▶ [Provided data]
<<<<

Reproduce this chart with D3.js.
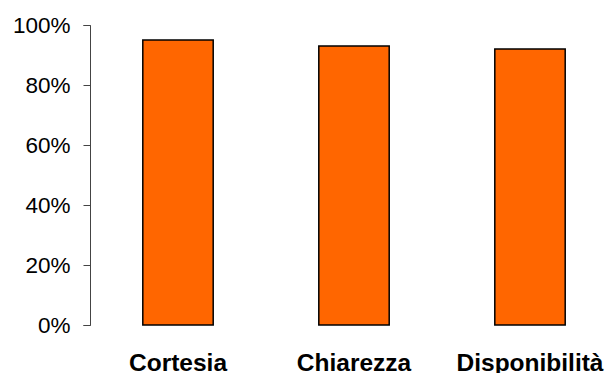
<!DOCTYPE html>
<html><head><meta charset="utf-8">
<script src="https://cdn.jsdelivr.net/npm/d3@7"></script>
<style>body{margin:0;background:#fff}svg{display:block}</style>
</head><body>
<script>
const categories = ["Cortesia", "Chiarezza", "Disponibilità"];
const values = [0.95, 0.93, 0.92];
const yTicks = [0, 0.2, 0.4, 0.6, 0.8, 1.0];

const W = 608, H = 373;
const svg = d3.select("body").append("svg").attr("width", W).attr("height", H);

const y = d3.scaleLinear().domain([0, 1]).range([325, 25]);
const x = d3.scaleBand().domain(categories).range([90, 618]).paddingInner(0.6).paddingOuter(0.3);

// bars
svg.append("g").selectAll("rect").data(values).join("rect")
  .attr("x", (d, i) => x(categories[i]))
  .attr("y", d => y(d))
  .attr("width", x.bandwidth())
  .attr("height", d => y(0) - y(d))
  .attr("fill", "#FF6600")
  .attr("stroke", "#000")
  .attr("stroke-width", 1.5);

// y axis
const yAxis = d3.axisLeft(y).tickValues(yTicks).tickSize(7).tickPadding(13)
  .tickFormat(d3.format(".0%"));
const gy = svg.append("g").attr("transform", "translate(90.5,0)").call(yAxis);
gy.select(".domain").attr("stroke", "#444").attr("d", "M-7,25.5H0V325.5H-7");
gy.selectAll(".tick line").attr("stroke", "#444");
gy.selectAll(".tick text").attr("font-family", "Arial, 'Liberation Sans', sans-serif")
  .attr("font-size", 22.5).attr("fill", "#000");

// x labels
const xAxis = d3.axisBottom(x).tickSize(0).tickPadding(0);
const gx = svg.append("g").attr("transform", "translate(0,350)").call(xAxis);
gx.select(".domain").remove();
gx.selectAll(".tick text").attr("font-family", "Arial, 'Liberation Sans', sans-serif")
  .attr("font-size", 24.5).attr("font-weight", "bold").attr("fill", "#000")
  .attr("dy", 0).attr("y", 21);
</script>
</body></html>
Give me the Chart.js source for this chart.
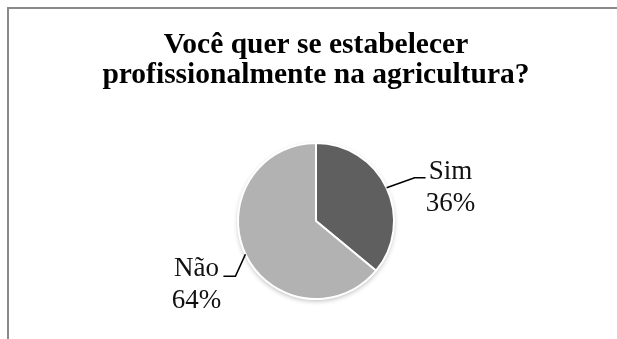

>>>>

▶ [Task to carry out] Ignore the images and quote every line of the listing exactly.

▶ [Response to this exercise]
Reproduce this chart with D3.js.
<!DOCTYPE html>
<html><head><meta charset="utf-8">
<script src="https://cdn.jsdelivr.net/npm/d3@7"></script>
<style>body{margin:0;background:#fff}svg{display:block}</style>
</head><body>
<script>
const categories = ["Cortesia", "Chiarezza", "Disponibilità"];
const values = [0.95, 0.93, 0.92];
const yTicks = [0, 0.2, 0.4, 0.6, 0.8, 1.0];

const W = 608, H = 373;
const svg = d3.select("body").append("svg").attr("width", W).attr("height", H);

const y = d3.scaleLinear().domain([0, 1]).range([325, 25]);
const x = d3.scaleBand().domain(categories).range([90, 618]).paddingInner(0.6).paddingOuter(0.3);

// bars
svg.append("g").selectAll("rect").data(values).join("rect")
  .attr("x", (d, i) => x(categories[i]))
  .attr("y", d => y(d))
  .attr("width", x.bandwidth())
  .attr("height", d => y(0) - y(d))
  .attr("fill", "#FF6600")
  .attr("stroke", "#000")
  .attr("stroke-width", 1.5);

// y axis
const yAxis = d3.axisLeft(y).tickValues(yTicks).tickSize(7).tickPadding(13)
  .tickFormat(d3.format(".0%"));
const gy = svg.append("g").attr("transform", "translate(90.5,0)").call(yAxis);
gy.select(".domain").attr("stroke", "#444").attr("d", "M-7,25.5H0V325.5H-7");
gy.selectAll(".tick line").attr("stroke", "#444");
gy.selectAll(".tick text").attr("font-family", "Arial, 'Liberation Sans', sans-serif")
  .attr("font-size", 22.5).attr("fill", "#000");

// x labels
const xAxis = d3.axisBottom(x).tickSize(0).tickPadding(0);
const gx = svg.append("g").attr("transform", "translate(0,350)").call(xAxis);
gx.select(".domain").remove();
gx.selectAll(".tick text").attr("font-family", "Arial, 'Liberation Sans', sans-serif")
  .attr("font-size", 24.5).attr("font-weight", "bold").attr("fill", "#000")
  .attr("dy", 0).attr("y", 21);
</script>
</body></html>
Give me the Chart.js source for this chart.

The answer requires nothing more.